Third, the Hard Truth: We live in a world with tons of nuclear waste, too. The waste was not created in Somalia. Remember, Somalia is not Iran or Pakistan or India or China or France or Britain or the US. But some of the nuclear waste has found its way to the open seas of Somalia...polluting the coastlines and destroying the livelihood of thousands of Somali fishermen. Someone is making lots of money for dumping nuclear wastes in Somali waters, but we are certain that the Somalis are not among the Dumping Mafia.
In a situation like the one prevailing in Somalia, one would expect that some Somalis would wonder why they are so helpless in the face of this brazen and illegal exploitation of their sea wealth. A few, in a sudden outburst of patriotic fever, would want to protect their coast with the little that they have left after all these years of fratricidal war.
Herein we find the clash of narratives: patriots as defenders of national sovereignty vs. pirates as criminal gangs in a lawless jungle of the high seas.
Whose story do you believe? Whose side are you on? Whose camera angle do you follow on the evening news?

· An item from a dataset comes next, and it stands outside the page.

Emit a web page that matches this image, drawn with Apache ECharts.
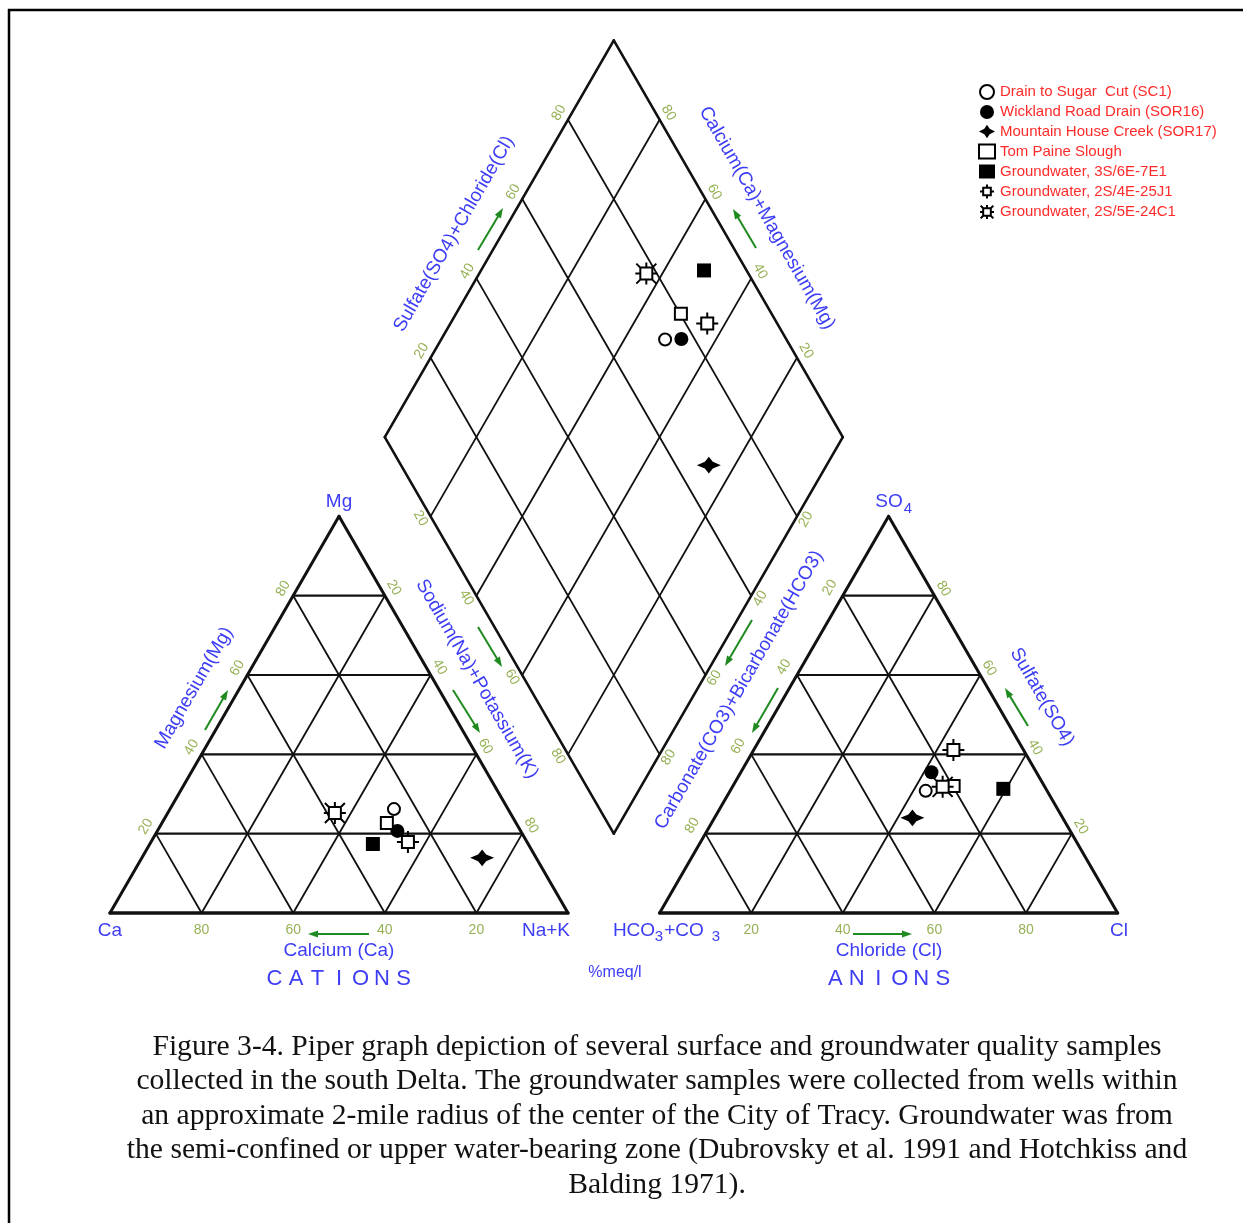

The desperation that drives a sixteen year-old Somali to take to the high seas is neither examined nor validated in the news. “We should bomb the hell out of them,” some talking heads scream incessantly on television.
The old, lame binary analysis of the Somali Problem - good guys (on our payroll) vs. bad guys (everyone else that’s not on our payroll) - becomes Kool-Aid for policymakers in search of “new” ways to deal with old problems.

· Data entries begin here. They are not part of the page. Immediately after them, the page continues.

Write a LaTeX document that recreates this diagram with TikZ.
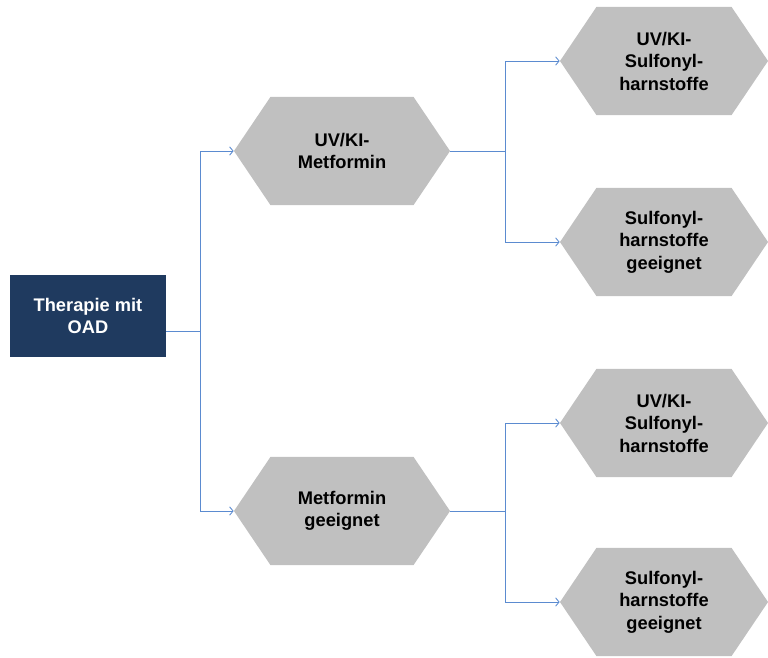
\documentclass[tikz,border=0pt]{standalone}
\usepackage{fontspec}
\setmainfont{Liberation Sans}
\usetikzlibrary{arrows.meta,shapes.symbols,calc}
\definecolor{navy}{HTML}{1F3A5F}
\definecolor{hexgray}{HTML}{C0C0C0}
\definecolor{linkblue}{HTML}{5B8BD0}
\tikzset{
  rootbox/.style={fill=navy,text=white,minimum width=3.9cm,minimum height=2.05cm,
    font=\bfseries\fontsize{13}{15.5}\selectfont,align=center},
  hexbox/.style={shape=signal,signal to=east and west,signal pointer angle=112,fill=hexgray,
    minimum width=5.4cm,minimum height=2.7cm,inner sep=0pt,
    font=\bfseries\fontsize{13}{16}\selectfont,align=center},
  link/.style={draw=linkblue,line width=0.6pt},
  arr/.style={link,-{Straight Barb[length=2.5pt,width=6pt]}}
}
\begin{document}
\begin{tikzpicture}[x=0.025cm,y=-0.025cm]
  \useasboundingbox (0,0) rectangle (768,657);
  \node[rootbox] (root) at (88,316) {Therapie mit\\OAD};
  \node[hexbox] (metA) at (342,151) {UV/KI-\\Metformin};
  \node[hexbox] (metB) at (342,511) {Metformin\\geeignet};
  \node[hexbox,minimum width=5.2cm] (sulA) at (664,61) {UV/KI-\\Sulfonyl-\\harnstoffe};
  \node[hexbox,minimum width=5.2cm] (sulB) at (664,242) {Sulfonyl-\\harnstoffe\\geeignet};
  \node[hexbox,minimum width=5.2cm] (sulC) at (664,423) {UV/KI-\\Sulfonyl-\\harnstoffe};
  \node[hexbox,minimum width=5.2cm] (sulD) at (664,602) {Sulfonyl-\\harnstoffe\\geeignet};
  %branch points
  \coordinate (j0) at (200,331);
  \coordinate (j1) at (505,151);
  \coordinate (j2) at (505,511);
  %connectors
  \draw[link] (root.east |- j0) -- (j0);
  \draw[arr] (j0) |- (metA.west);
  \draw[arr] (j0) |- (metB.west);
  \draw[link] (metA.east) -- (j1);
  \draw[arr] (j1) |- (sulA.west);
  \draw[arr] (j1) |- (sulB.west);
  \draw[link] (metB.east) -- (j2);
  \draw[arr] (j2) |- (sulC.west);
  \draw[arr] (j2) |- (sulD.west);
\end{tikzpicture}
\end{document}
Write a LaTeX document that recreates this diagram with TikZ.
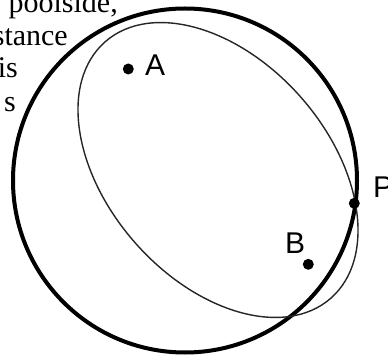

Experts on Africa in the Obama administration should know by now that the Somali Problem is not new. Alas, there are no quick fixes. Gun boat diplomacy won’t work!
After eight years of jargons à la Axis of Evil or Chasing the Devil in Empty Caves between Afghanistan and Pakistan, the Obama administration should tread carefully in the waters of Somalia. Here’s a simple advice to President Obama: Take your Easter Victory in stride and avoid the temptation of triumphantism. It’s imperative to start with a good map, a policy framework that’s sound enough to change the game for the good of Somalia, Africa and the US.
The future of Somalia is anyone’s guess, but we must seek to understand the complex underbelly of “piracy” as an opening to illuminate policy discourse in the search for a new path to durable peace, security, stability and restoration of democratic statehood in Somalia.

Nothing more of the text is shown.